Leaders for Tough Times Election '90

November 01, 1990

In good times, electing local leaders is easy. Tough economic times make this task far more difficult -- and more crucial. In selecting county executives in the four home-rule subdivisions around Baltimore, voters must weigh not only professional qualifications and experience, but each candidate's ability to confront austerity.

The Sun has endorsed Republicans in Anne Arundel and Harford counties and Democrats in Baltimore and Howard.

Anne Arundel County voters have a budget-minded candidate in Republican Robert R. Neall. He established an impressive track record in both private and public arenas, as state drug czar and as vice president for development at the Johns Hopkins Health System. In his 12 years in the House of Delegates, Mr. Neall became one of the legislature's premier budget experts. He is not afraid to take unpopular stands: In 1984, he took the politically painful position of supporting a bill to reduce state employee and teacher pensions because the program was bankrupting the state.

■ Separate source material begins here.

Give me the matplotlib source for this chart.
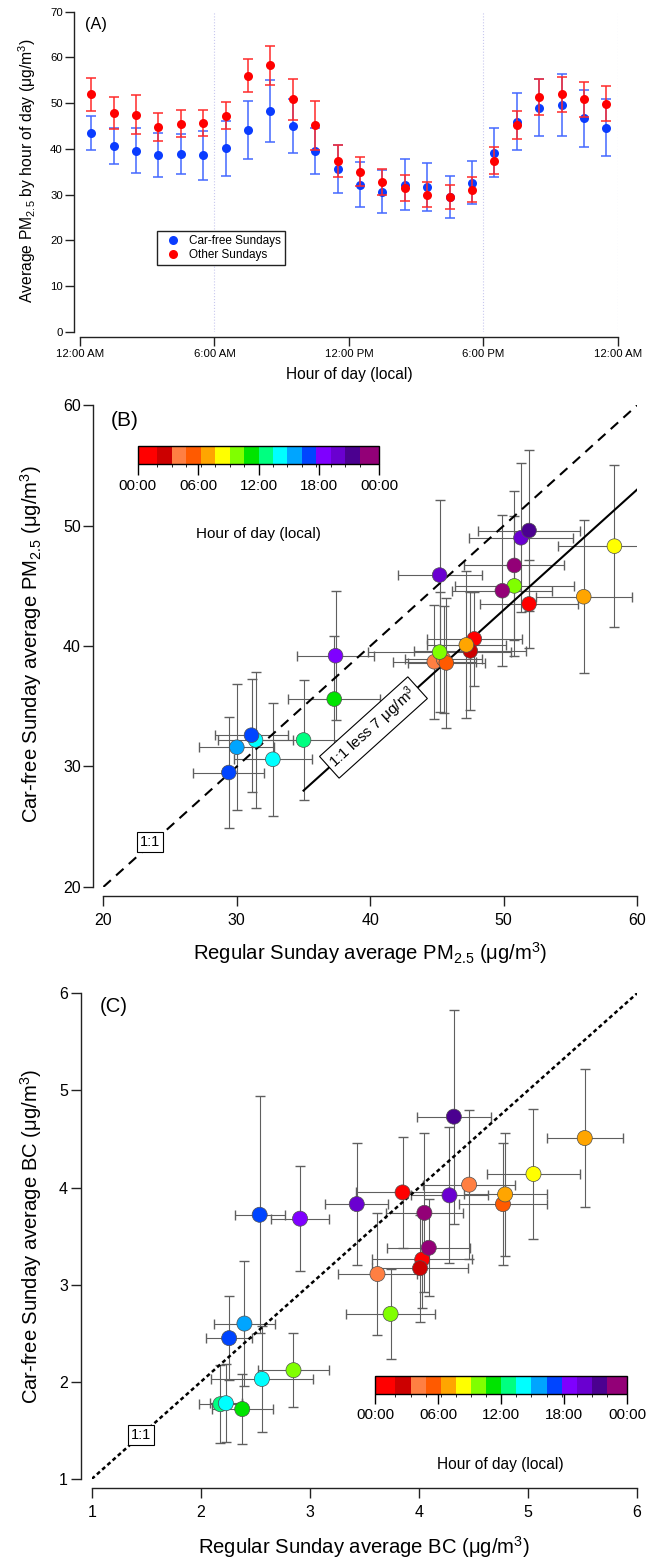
import numpy as np
import matplotlib
matplotlib.use('Agg')
import matplotlib.pyplot as plt
from matplotlib.colors import ListedColormap, BoundaryNorm
from matplotlib.lines import Line2D
from matplotlib.cm import ScalarMappable

plt.rcParams['font.family'] = ['Liberation Sans', 'DejaVu Sans']
plt.rcParams['mathtext.fontset'] = 'custom'
plt.rcParams['mathtext.rm'] = 'Liberation Sans'
plt.rcParams['mathtext.it'] = 'Liberation Sans:italic'
plt.rcParams['mathtext.bf'] = 'Liberation Sans:bold'

# ---------------- data ----------------
hours = np.arange(24)
hour_mid = hours + 0.5
hour_tick_values = [0, 6, 12, 18, 24]
hour_tick_labels_A = ['12:00 AM', '6:00 AM', '12:00 PM', '6:00 PM', '12:00 AM']
hour_tick_labels_cb = ['00:00', '06:00', '12:00', '18:00', '00:00']

carfree_pm = [43.5, 40.6, 39.6, 38.7, 38.9, 38.6, 40.1, 44.1, 48.3, 45.0, 39.5, 35.6,
              32.2, 30.6, 32.2, 31.6, 29.5, 32.6, 39.2, 45.9, 49.0, 49.6, 46.7, 44.6]
carfree_pm_err = [3.65, 3.9, 4.9, 4.75, 4.45, 5.4, 6.1, 6.35, 6.75, 5.8, 5.0, 5.25,
                  4.95, 4.7, 5.65, 5.25, 4.6, 4.7, 5.35, 6.25, 6.2, 6.7, 6.2, 6.25]
other_pm = [51.9, 47.8, 47.5, 44.8, 45.5, 45.7, 47.2, 56.0, 58.3, 50.8, 45.2, 37.3,
            35.0, 32.7, 31.4, 30.0, 29.4, 31.1, 37.4, 45.2, 51.3, 51.9, 50.8, 49.9]
other_pm_err = [3.65, 3.55, 4.2, 3.1, 2.9, 2.9, 2.95, 3.6, 4.25, 4.45, 5.35, 3.45,
                3.2, 2.9, 2.8, 2.8, 2.65, 2.7, 2.9, 3.15, 3.9, 3.85, 3.75, 3.75]

regular_bc = [3.85, 4.03, 4.01, 3.62, 4.46, 4.77, 4.79, 5.52, 5.05, 3.74, 2.85, 2.38,
              2.18, 2.56, 2.23, 2.40, 2.26, 2.54, 2.91, 3.43, 4.28, 4.32, 4.05, 4.09]
regular_bc_err = [0.43, 0.46, 0.44, 0.36, 0.42, 0.40, 0.38, 0.35, 0.43, 0.41, 0.33, 0.28,
                  0.20, 0.47, 0.15, 0.28, 0.21, 0.23, 0.27, 0.29, 0.35, 0.34, 0.35, 0.38]
carfree_bc = [3.95, 3.26, 3.17, 3.11, 4.03, 3.83, 3.93, 4.51, 4.14, 2.70, 2.12, 1.72,
              1.77, 2.03, 1.78, 2.60, 2.45, 3.72, 3.68, 3.83, 3.92, 4.73, 3.74, 3.38]
carfree_bc_err = [0.57, 0.50, 0.55, 0.63, 0.77, 0.63, 0.63, 0.71, 0.67, 0.46, 0.38, 0.36,
                  0.40, 0.55, 0.40, 0.64, 0.43, 1.22, 0.54, 0.63, 0.70, 1.10, 0.82, 0.50]

hour_colors = ['#FF0000', '#CC0000', '#FF7F42', '#FF5A00', '#FFA500', '#FFFF00',
               '#80FF00', '#00E400', '#00FF80', '#00FFFF', '#00A5FF', '#0045FF',
               '#7F00FF', '#6A00D0', '#4B0090', '#930077']

# ---------------- figure ----------------
W, H = 656, 1560
fig = plt.figure(figsize=(W / 100, H / 100), dpi=100)


def fx(x):
    return x / W


def fy(y):
    return 1 - y / H


def ax_rect(x0, y0, x1, y1):
    return [fx(x0), fy(y1), (x1 - x0) / W, (y1 - y0) / H]


cmap = ListedColormap(hour_colors)
inner = list(np.linspace(0.5, 23.5, len(hour_colors) + 1)[1:-1])
bounds = [0.0] + inner + [24.0]
norm = BoundaryNorm(bounds, cmap.N)


def style_axes(ax, left_out, bottom_out, lo, hi, ticklen, labelsize, xpad, ypad):
    ax.spines['top'].set_visible(False)
    ax.spines['right'].set_visible(False)
    ax.spines['left'].set_position(('outward', left_out))
    ax.spines['bottom'].set_position(('outward', bottom_out))
    ax.spines['left'].set_bounds(*lo)
    ax.spines['bottom'].set_bounds(*hi)
    for s in ('left', 'bottom'):
        ax.spines[s].set_linewidth(1.0)
        ax.spines[s].set_color('#222222')
    ax.tick_params(direction='out', length=ticklen, width=1.0, color='#222222',
                   labelsize=labelsize)
    ax.tick_params(axis='x', pad=xpad)
    ax.tick_params(axis='y', pad=ypad)


# ---------------- Panel A ----------------
axA = fig.add_axes(ax_rect(80, 11.7, 617.7, 331.7))
for xv in [6, 18, 24]:
    axA.axvline(xv, color='#C8C8EE', lw=0.8, ls=':', zorder=0)
axA.errorbar(hour_mid, carfree_pm, yerr=carfree_pm_err, fmt='o', color='#0A3CFF',
             ecolor='#4468FF', elinewidth=1.1, capsize=3.3, capthick=1.1, ms=6.5,
             mec='none', zorder=2)
axA.errorbar(hour_mid, other_pm, yerr=other_pm_err, fmt='o', color='#FF0000',
             ecolor='#FF2A2A', elinewidth=1.1, capsize=3.3, capthick=1.1, ms=6.5,
             mec='none', zorder=3)
axA.set_xlim(0, 24)
axA.set_ylim(0, 70)
axA.set_xticks(hour_tick_values)
axA.set_xticklabels(hour_tick_labels_A)
axA.set_yticks(range(0, 71, 10))
style_axes(axA, 4.3, 3.6, (0, 70), (0, 24), 6.5, 8.2, 2.5, 1.5)

handles = [Line2D([], [], ls='none', marker='o', color='#0A3CFF', ms=6.5, mec='none'),
           Line2D([], [], ls='none', marker='o', color='#FF0000', ms=6.5, mec='none')]
leg = axA.legend(handles, ['Car-free Sundays', 'Other Sundays'], loc='upper left',
                 bbox_to_anchor=(fx(157), fy(231)), bbox_transform=fig.transFigure,
                 frameon=True, fancybox=False, edgecolor='#222222', framealpha=1,
                 fontsize=8.5, handlelength=2.0, handletextpad=0.4, borderpad=0.35,
                 labelspacing=0.15, borderaxespad=0)
leg.get_frame().set_linewidth(1.0)

fig.text(fx(95.7), fy(24), '(A)', fontsize=11.7, ha='center', va='center')
fig.text(fx(27), fy(171), r'Average PM$_{2.5}$ by hour of day (μg/m$^3$)',
         rotation=90, fontsize=11.3, ha='center', va='center')
fig.text(fx(349), fy(375), 'Hour of day (local)', fontsize=11.2, ha='center', va='center')

# ---------------- Panel B ----------------
axB = fig.add_axes(ax_rect(103.4, 405.3, 637.1, 886.9))
axB.set_xlim(20, 60)
axB.set_ylim(20, 60)
axB.plot([20, 60], [20, 60], color='black', lw=1.5, ls=(0, (4.8, 3.4)), zorder=2)
axB.plot([35, 60], [35 - 7, 60 - 7], color='black', lw=1.5, zorder=2)
axB.errorbar(other_pm, carfree_pm, xerr=other_pm_err, yerr=carfree_pm_err, fmt='none',
             ecolor='#5f5f5f', elinewidth=0.8, capsize=3.6, capthick=1.0, zorder=1)
axB.scatter(other_pm, carfree_pm, c=hour_mid, cmap=cmap, norm=norm, s=112,
            edgecolors='#505050', linewidths=0.5, zorder=3)
axB.set_xticks(range(20, 61, 10))
axB.set_yticks(range(20, 61, 10))
style_axes(axB, 7.2, 6.5, (20, 60), (20, 60), 7.0, 11.5, 5.0, 2.0)
axB.text(23.5, 23.7, '1:1', fontsize=10.5, ha='center', va='center', zorder=4,
         bbox=dict(boxstyle='square,pad=0.2', fc='white', ec='black', lw=0.8))
axB.text(40.24, 33.24, r'1:1 less 7 μg/m$^3$', fontsize=11, ha='center', va='center',
         rotation=45, transform_rotates_text=True, rotation_mode='anchor', zorder=4,
         bbox=dict(boxstyle='square,pad=0.25', fc='white', ec='black', lw=0.8))

caxB = fig.add_axes(ax_rect(137.7, 445.7, 379.3, 464))
cbB = fig.colorbar(ScalarMappable(norm=norm, cmap=cmap), cax=caxB,
                   orientation='horizontal', spacing='proportional',
                   ticks=hour_tick_values)
cbB.set_ticklabels(hour_tick_labels_cb)
cbB.outline.set_linewidth(1.0)
caxB.tick_params(direction='out', length=8, width=1.0, labelsize=11, pad=3)
fig.text(fx(258.7), fy(534), 'Hour of day (local)', fontsize=11, ha='center', va='center')

fig.text(fx(125), fy(420.7), '(B)', fontsize=15, ha='center', va='center')
fig.text(fx(31.5), fy(644), r'Car-free Sunday average PM$_{2.5}$ (μg/m$^3$)',
         rotation=90, fontsize=14.6, ha='center', va='center')
fig.text(fx(370), fy(953), r'Regular Sunday average PM$_{2.5}$ (μg/m$^3$)',
         fontsize=14.6, ha='center', va='center')

# ---------------- Panel C ----------------
axC = fig.add_axes(ax_rect(91.7, 993.3, 637.1, 1479))
axC.set_xlim(1, 6)
axC.set_ylim(1, 6)
axC.plot([1, 6], [1, 6], color='black', lw=1.8, ls=(0, (1.6, 1.2)), zorder=2)
axC.errorbar(regular_bc, carfree_bc, xerr=regular_bc_err, yerr=carfree_bc_err,
             fmt='none', ecolor='#5f5f5f', elinewidth=0.8, capsize=3.6, capthick=1.0,
             zorder=1)
axC.scatter(regular_bc, carfree_bc, c=hour_mid, cmap=cmap, norm=norm, s=118,
            edgecolors='#505050', linewidths=0.5, zorder=3)
axC.set_xticks(range(1, 7))
axC.set_yticks(range(1, 7))
style_axes(axC, 7.5, 6.5, (1, 6), (1, 6), 7.0, 11.5, 5.0, 2.5)
axC.text(1.45, 1.45, '1:1', fontsize=10.5, ha='center', va='center', zorder=4,
         bbox=dict(boxstyle='square,pad=0.2', fc='white', ec='black', lw=0.8))

caxC = fig.add_axes(ax_rect(375.1, 1376, 627.4, 1394))
cbC = fig.colorbar(ScalarMappable(norm=norm, cmap=cmap), cax=caxC,
                   orientation='horizontal', spacing='proportional',
                   ticks=hour_tick_values)
cbC.set_ticklabels(hour_tick_labels_cb)
cbC.outline.set_linewidth(1.0)
caxC.tick_params(direction='out', length=7, width=1.0, labelsize=11, pad=3)
fig.text(fx(500.4), fy(1464), 'Hour of day (local)', fontsize=11.2, ha='center', va='center')

fig.text(fx(113.5), fy(1006.7), '(C)', fontsize=14.6, ha='center', va='center')
fig.text(fx(31.5), fy(1236), r'Car-free Sunday average BC (μg/m$^3$)',
         rotation=90, fontsize=14.6, ha='center', va='center')
fig.text(fx(363.7), fy(1546.7), r'Regular Sunday average BC (μg/m$^3$)',
         fontsize=14.6, ha='center', va='center')

fig.savefig('out.png', dpi=100)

In Harford County, former Bel Air mayor Geoffrey R. Close is another high-caliber Republican candidate. His eight years as mayor have given him invaluable executive seasoning. That, along with his fiscal conservatism, will serve Harford well as that county copes with slumping tax receipts and greater citizen demands.

Baltimore County's Dennis Rasmussen has already proved his mettle in balancing a slower growth pattern and escalating public needs. He has been a prudent executive, despite tax-cap campaign charges to the contrary. Now seasoned, he is well equipped to guide the county through the troubled months ahead.

A like situation exists in Howard County, where a successful track record has earned incumbent Democrat Elizabeth Bobo another four years at the helm. Ms. Bobo is no stranger to tough issues and consensus-building. Shaping this fast-growing, relatively young subdivision has required single-minded determination tempered with generous doses of sensitivity to often at-odds community and business interests.

The implications for voters are clear. Little can be done to avert the economic slowdown and budget shortfalls affecting local governments. But voters do have a say on election day. This is not a time for apathy or party-label voting.

The opportunity also exists to make meaningful strides in righting Maryland's outrageous political imbalance. The exceptional Republican candidates in Anne Arundel and Harford counties make a compelling case for voting across party lines. There are also best-choice GOP candidates running for the council in each of the four counties. They, too, ought to be judged on their merits. The Republican Party has given voters a real choice in these races; voters ought to make the most of it.